Note that many of my “climate resilience” plan suggestions are state and local decisions.
I worry that Alice Hill’s “National Plan” would preclude state and local experimentation. Under a “one size fits all” plan, we will learn less and we will not allow our nation to celebrate our diversity. Some people are risk lovers and want the personal freedom to live near a forest. Do we allow then to do so? If they have access to the real time information about the risks they face and if they face the right price signals for living there, then they are free to choose!

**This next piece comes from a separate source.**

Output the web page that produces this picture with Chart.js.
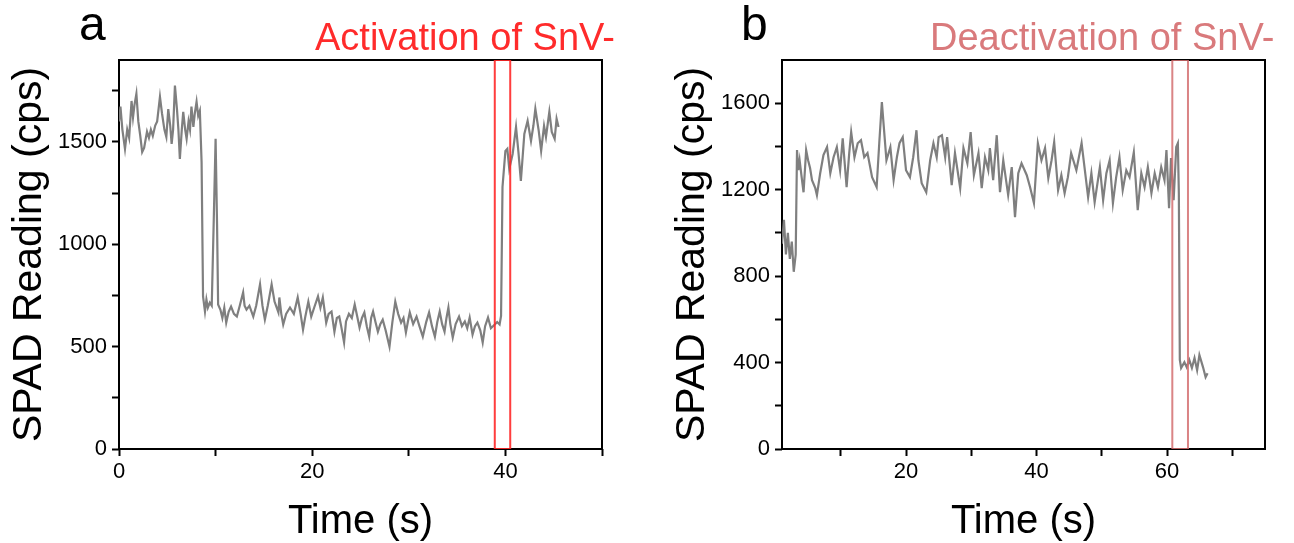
<!DOCTYPE html>
<html><head><meta charset="utf-8">
<script src="https://cdn.jsdelivr.net/npm/chart.js@4.4.0/dist/chart.umd.min.js"></script>
<style>
html,body{margin:0;padding:0;background:#fff;width:1294px;height:543px;overflow:hidden;font-family:"Liberation Sans",Arial,sans-serif;}
.wrap{position:absolute;top:0;width:647px;height:543px;}
.lbl{position:absolute;line-height:1;white-space:nowrap;}
</style></head><body>
<div class="wrap" style="left:0"><canvas id="ca" width="647" height="543"></canvas></div>
<div class="wrap" style="left:647px"><canvas id="cb" width="647" height="543"></canvas></div>
<div class="lbl" style="left:79px;top:0px;font-size:48px;color:#000">a</div>
<div class="lbl" style="left:315px;top:18px;font-size:38px;color:#ff2b2b">Activation of SnV-</div>
<div class="lbl" style="left:741px;top:0px;font-size:48px;color:#000">b</div>
<div class="lbl" style="left:930px;top:18px;font-size:38px;color:#d97a7c">Deactivation of SnV-</div>
<script>
// ---- Panel a data ----
const aTime = [0.0,0.15,0.35,0.62,0.85,1.05,1.3,1.45,1.6,1.8,2.0,2.2,2.4,2.6,2.9,3.1,3.3,3.5,3.75,3.95,4.24,4.45,4.7,4.9,5.1,5.3,5.45,5.6,5.79,6.0,6.15,6.3,6.5,6.65,6.85,7.0,7.2,7.35,7.5,7.7,7.85,8.03,8.2,8.37,8.55,8.7,8.9,9.05,9.2,9.4,9.6,9.8,10.0,10.15,10.26,10.5,10.7,10.9,11.1,11.35,11.6,11.9,12.2,12.5,12.85,13.0,13.2,13.5,13.9,14.2,14.6,14.85,15.1,15.4,15.8,16.1,16.5,16.6,16.8,17.0,17.3,17.7,18.1,18.5,18.8,19.05,19.3,19.6,19.9,20.2,20.6,20.85,21.1,21.45,21.7,22.0,22.3,22.55,22.8,23.0,23.3,23.5,23.8,24.1,24.4,24.65,24.9,25.15,25.4,25.65,25.9,26.1,26.3,26.55,26.8,27.05,27.3,27.6,28.0,28.3,28.6,28.9,29.2,29.45,29.7,29.9,30.1,30.45,30.8,31.1,31.45,31.8,32.1,32.4,32.7,32.95,33.2,33.45,33.7,33.9,34.1,34.3,34.55,34.85,35.2,35.5,35.8,36.05,36.3,36.6,36.85,37.1,37.4,37.65,37.9,38.2,38.5,38.9,39.15,39.4,39.55,39.7,40.0,40.2,40.4,40.75,41.1,41.35,41.6,41.96,42.3,42.65,42.9,43.1,43.45,43.7,44.0,44.2,44.55,44.8,45.1,45.3,45.5];
const aCounts = [1600,1672,1560,1466,1560,1520,1700,1620,1680,1735,1600,1530,1450,1470,1550,1520,1560,1530,1580,1600,1720,1640,1560,1524,1660,1580,1490,1560,1775,1660,1560,1417,1560,1647,1560,1515,1600,1560,1672,1573,1640,1696,1627,1652,1400,745,671,730,690,715,700,1100,1515,1100,706,680,640,690,617,670,696,660,647,700,765,700,681,700,647,700,804,700,632,700,804,720,667,740,660,608,660,691,660,740,660,583,650,720,647,690,745,690,740,617,660,671,573,640,647,600,520,623,660,640,706,650,593,640,667,600,549,640,671,620,573,610,632,580,500,620,720,660,617,640,569,620,667,610,647,600,549,620,667,600,549,620,671,610,573,640,691,610,544,610,647,600,623,590,642,559,600,617,580,520,600,642,590,608,620,608,650,1280,1456,1466,1368,1441,1573,1450,1309,1539,1603,1505,1580,1662,1554,1456,1578,1524,1647,1549,1515,1613,1573];
const aBoxX = [38.9, 40.5];
const aXTicks = [0,10,20,30,40,50];
const aXLabels = [0,20,40];
const aYTicks = [0,250,500,750,1000,1250,1500,1750];
const aYLabels = [0,500,1000,1500];

// ---- Panel b data ----
const bTime = [1.0,1.3,1.6,1.9,2.2,2.5,2.8,3.1,3.3,3.5,3.7,4.0,4.3,4.7,5.0,5.3,5.6,6.1,6.35,6.85,7.35,7.9,8.4,8.9,9.4,9.9,10.3,10.9,11.3,11.6,12.1,12.6,13.1,13.6,14.1,14.8,15.5,15.9,16.3,16.6,17.0,17.6,18.1,18.6,19.0,19.5,20.0,20.6,21.1,21.6,21.9,22.4,23.1,23.7,24.2,24.7,25.0,25.5,26.0,26.3,27.0,27.5,28.3,28.8,29.4,29.9,30.4,31.1,31.6,32.1,32.6,32.85,33.35,33.9,34.4,34.9,35.65,36.2,36.7,37.2,37.7,38.5,39.0,39.6,40.2,40.75,41.3,41.8,42.3,42.7,43.3,43.8,44.3,44.8,45.3,46.1,46.9,47.4,47.9,48.4,48.9,49.7,50.2,50.7,51.2,51.7,52.2,52.7,53.2,53.75,54.25,54.9,55.5,56.05,56.55,57.05,57.6,58.1,58.6,59.1,59.6,59.9,60.3,60.6,61.0,61.4,61.65,61.8,61.95,62.15,62.65,63.0,63.4,63.8,64.2,64.6,64.95,65.5,65.9,66.2];
const bCounts = [950,1060,900,1000,880,960,820,900,1383,1290,1336,1260,1188,1383,1336,1300,1244,1207,1175,1276,1360,1397,1276,1350,1397,1290,1438,1212,1369,1466,1350,1415,1429,1350,1369,1258,1212,1415,1605,1489,1336,1397,1244,1350,1415,1443,1290,1258,1350,1475,1336,1230,1188,1336,1415,1350,1443,1452,1350,1443,1221,1369,1207,1392,1322,1466,1267,1369,1207,1350,1290,1392,1244,1452,1188,1336,1175,1304,1073,1276,1322,1267,1212,1138,1415,1336,1392,1253,1336,1420,1198,1267,1184,1258,1369,1290,1415,1290,1165,1276,1142,1304,1151,1276,1336,1138,1258,1350,1198,1290,1258,1373,1105,1276,1212,1304,1184,1276,1212,1304,1244,1383,1114,1346,1151,1397,1415,1184,412,375,402,379,412,375,421,365,435,379,333,351];
const bBoxX = [60.8, 63.2];
const bXTicks = [10,20,30,40,50,60,70];
const bXLabels = [20,40,60];
const bYTicks = [0,200,400,600,800,1000,1200,1400,1600];
const bYLabels = [0,400,800,1200,1600];

const FONT = '"Liberation Sans", Arial, sans-serif';

const framePlugin = {
  id: 'frame',
  beforeDatasetsDraw(chart) {
    const {ctx, chartArea: {left, top, right, bottom}} = chart;
    ctx.save();
    ctx.strokeStyle = '#000';
    ctx.lineWidth = 2;
    ctx.strokeRect(left, top, right - left, bottom - top);
    ctx.restore();
  }
};

function makeChart(id, times, counts, boxX, boxColor, xMin, xMax, yMax, xTicks, xLabels, yTicks, yLabels, padLeft, padRight) {
  const lineData = times.map((t, i) => ({x: t, y: counts[i]}));
  const boxData = [
    {x: boxX[0], y: 0}, {x: boxX[0], y: yMax}, {x: boxX[1], y: yMax},
    {x: boxX[1], y: 0}, {x: boxX[0], y: 0}
  ];
  return new Chart(document.getElementById(id), {
    type: 'line',
    data: {
      datasets: [
        {data: boxData, borderColor: boxColor, borderWidth: 2, pointRadius: 0, fill: false, tension: 0},
        {data: lineData, borderColor: '#7f7f7f', borderWidth: 2.2, pointRadius: 0, fill: false, tension: 0}
      ]
    },
    options: {
      responsive: false,
      animation: false,
      events: [],
      layout: {padding: {top: 60, right: padRight, left: padLeft, bottom: 0}},
      plugins: {legend: {display: false}, tooltip: {enabled: false}},
      scales: {
        x: {
          type: 'linear', min: xMin, max: xMax,
          afterFit: s => { s.height = 94; },
          afterBuildTicks: s => { s.ticks = xTicks.map(v => ({value: v})); },
          ticks: {
            autoSkip: false, maxRotation: 0, padding: 3, color: '#000',
            font: {family: FONT, size: 22},
            callback: v => xLabels.includes(v) ? String(v) : ''
          },
          grid: {drawOnChartArea: false, drawTicks: true, tickLength: 7, tickWidth: 2, tickColor: '#000'},
          border: {display: false},
          title: {display: true, text: 'Time (s)', color: '#000', font: {family: FONT, size: 40}, padding: {top: 0, bottom: -3}}
        },
        y: {
          type: 'linear', min: 0, max: yMax,
          afterFit: s => { s.width = 119; },
          afterBuildTicks: s => { s.ticks = yTicks.map(v => ({value: v})); },
          ticks: {
            autoSkip: false, padding: 5, color: '#000',
            font: {family: FONT, size: 22},
            callback: v => yLabels.includes(v) ? String(v) : ''
          },
          grid: {drawOnChartArea: false, drawTicks: true, tickLength: 7, tickWidth: 2, tickColor: '#000'},
          border: {display: false},
          title: {display: true, text: 'SPAD Reading (cps)', color: '#000', font: {family: FONT, size: 41}, padding: {top: 5, bottom: 0}}
        }
      }
    },
    plugins: [framePlugin]
  });
}

makeChart('ca', aTime, aCounts, aBoxX, 'rgba(255,40,40,0.9)', 0, 50, 1900, aXTicks, aXLabels, aYTicks, aYLabels, 0, 45);
makeChart('cb', bTime, bCounts, bBoxX, 'rgba(212,110,112,0.85)', 1, 75, 1800, bXTicks, bXLabels, bYTicks, bYLabels, 16, 29);
</script>
</body></html>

So to wrap up, I support a National Plan that increases our collection and distribution of real time Climate Risk data. What people do with this data is their own prerogative.
UPDATE:
I want to return to Michael Porter’s famous Porter Hypothesis. Prof. Porter argues that environmental regulation can have NEGATIVE costs for a firm if it forces a sleepy firm to find waste in its production process that it wasn’t aware of. Older economists will recognize that this is an extension of Herbert Simon’s theory of satisficing under bounded rationality.
One of Alice’s interesting points is that there are communities in the U.S that are not planning for climate change. Why is this so? Would a Federal nudge or $ incentive cause them to do so? If communities are not planning, are individuals planning?
Alice is telling a behavioral story of “sleepy people”. I reject this point. People are aware of the new challenges they face and they use markets and their wits to protect themselves and their families. They hold many real options (including migration) to protect themselves. My 2021 book explores this point at length.